Risks, Pitfalls, and How to Avoid Them
Even well-intentioned efforts can backfire. Awareness of common pitfalls helps you navigate them.
Pitfall 1: Performative Inclusion
Announcing inclusive values without changing behavior creates cynicism. For example, a company that posts diversity statements but still holds meetings at 8 AM when many parents are unavailable. Avoid this by tying communication changes to measurable outcomes—like meeting attendance rates or survey scores—and being transparent about gaps.
Pitfall 2: One-Size-Fits-All Solutions
Assuming that one communication style works for everyone ignores individual differences.
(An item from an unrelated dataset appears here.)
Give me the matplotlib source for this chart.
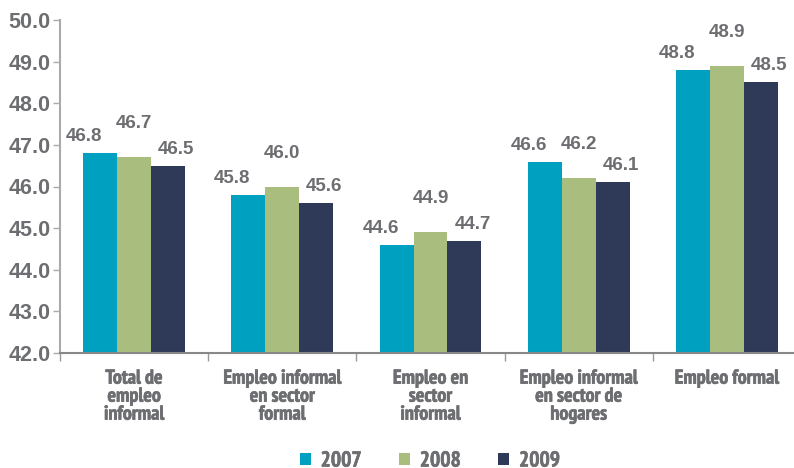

A team that mandates 'cameras on' for all meetings excludes those with anxiety, unreliable internet, or caregiving responsibilities. Instead, offer options: 'cameras preferred but not required, and please share your preference.'
Pitfall 3: Ignoring Power Dynamics
Junior employees may hesitate to speak up even in an inclusive environment if they fear retaliation. Mitigate this by creating anonymous feedback channels, explicitly inviting input from less senior members, and ensuring leaders listen without dominating. One team implemented a 'last speak' rule: the most senior person shares their opinion last to avoid anchoring.
Pitfall 4: Overloading with Process
Too many rules can stifle spontaneity and create bureaucracy. Balance structure with flexibility. For example, use a lightweight checklist for critical meetings but allow informal chats to remain free-form. Periodically ask the team: 'Which communication norms are helpful, and which feel burdensome?'
If you encounter a pitfall, acknowledge it openly and adjust. Teams that model learning from mistakes build more trust than those that pretend to be perfect.
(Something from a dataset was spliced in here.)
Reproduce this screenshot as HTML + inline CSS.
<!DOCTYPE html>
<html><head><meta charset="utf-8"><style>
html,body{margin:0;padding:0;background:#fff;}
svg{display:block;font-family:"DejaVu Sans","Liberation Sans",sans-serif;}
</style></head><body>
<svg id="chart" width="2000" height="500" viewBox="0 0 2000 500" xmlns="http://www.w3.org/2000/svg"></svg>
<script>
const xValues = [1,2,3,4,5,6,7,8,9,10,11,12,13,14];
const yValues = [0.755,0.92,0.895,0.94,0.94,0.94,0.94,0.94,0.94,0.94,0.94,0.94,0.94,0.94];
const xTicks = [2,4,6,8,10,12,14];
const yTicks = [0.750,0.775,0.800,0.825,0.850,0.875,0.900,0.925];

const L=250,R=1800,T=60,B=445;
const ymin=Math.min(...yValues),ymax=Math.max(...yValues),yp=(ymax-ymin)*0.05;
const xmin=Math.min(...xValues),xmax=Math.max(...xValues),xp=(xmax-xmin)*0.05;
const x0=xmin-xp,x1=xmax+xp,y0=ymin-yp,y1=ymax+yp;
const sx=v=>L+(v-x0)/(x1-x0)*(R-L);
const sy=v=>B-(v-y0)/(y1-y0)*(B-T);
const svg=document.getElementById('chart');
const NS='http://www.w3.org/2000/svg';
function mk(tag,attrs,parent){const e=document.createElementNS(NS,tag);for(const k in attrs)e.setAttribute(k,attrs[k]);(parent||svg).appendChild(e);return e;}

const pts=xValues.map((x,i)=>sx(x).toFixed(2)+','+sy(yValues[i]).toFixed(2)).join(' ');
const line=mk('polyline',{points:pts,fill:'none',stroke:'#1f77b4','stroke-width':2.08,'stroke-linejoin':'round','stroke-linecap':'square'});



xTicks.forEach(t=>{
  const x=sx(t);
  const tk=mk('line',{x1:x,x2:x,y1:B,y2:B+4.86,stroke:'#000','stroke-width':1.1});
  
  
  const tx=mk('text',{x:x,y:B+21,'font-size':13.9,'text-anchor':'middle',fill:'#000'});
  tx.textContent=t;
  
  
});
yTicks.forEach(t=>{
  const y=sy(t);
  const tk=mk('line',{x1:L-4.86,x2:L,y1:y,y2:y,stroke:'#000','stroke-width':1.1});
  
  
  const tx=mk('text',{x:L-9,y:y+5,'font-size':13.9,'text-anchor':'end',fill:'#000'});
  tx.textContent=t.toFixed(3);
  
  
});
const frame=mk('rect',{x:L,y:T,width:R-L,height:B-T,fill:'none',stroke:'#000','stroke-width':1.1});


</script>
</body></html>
Frequently Asked Questions and Decision Checklist
Common Questions
Q: How do I handle a team member who dominates conversations?
A: Privately coach them on the impact and agree on a signal (e.g., 'Let's hear from others'). In meetings, use structured turn-taking like a talking stick or round-robin.
Q: What if my team is remote and distributed across time zones?
A: Rotate meeting times to share inconvenience, record sessions, and use asynchronous channels for non-urgent discussions. Document decisions clearly so everyone can catch up.
Q: Is inclusive communication the same as political correctness?
A: No. It's about effectiveness and respect, not policing language. Focus on intent and impact, not rigid rules.
Decision Checklist
Before implementing a new communication practice, ask:
- Does this practice consider the needs of the most marginalized team members?
- Is there a way to offer choice rather than mandate?
- Have we tested it with a small group first?
- How will we measure its impact (e.g., feedback, participation rates)?
- What is the cost (time, money, cognitive load) and is it sustainable?
Use this checklist to evaluate any proposed change, ensuring it truly builds bridges rather than adding new barriers.
Synthesis and Next Steps
Inclusive communication is not a destination but an ongoing practice. The frameworks and steps outlined here—auditing, co-creating norms, choosing tools wisely, and iterating—provide a roadmap, but the real work happens in daily interactions. Start small: pick one communication barrier you've noticed in your team and address it this week. It could be as simple as adding captions to your next video call or asking a quiet colleague for their input before moving on.
Remember that inclusion benefits everyone. When you slow down to clarify jargon, you help not just non-native speakers but also those who are new to the field. When you create space for reflection, you tap into the insights of introverts and deep thinkers. The bridges you build will strengthen your team's resilience, creativity, and trust.
As you move forward, keep these principles in mind: awareness of your own biases, adaptation to others' needs, and accountability for maintaining inclusive practices. No team gets it perfect, but every step toward inclusion is a step toward a more effective and humane workplace. Review your progress quarterly, celebrate what's working, and adjust what isn't.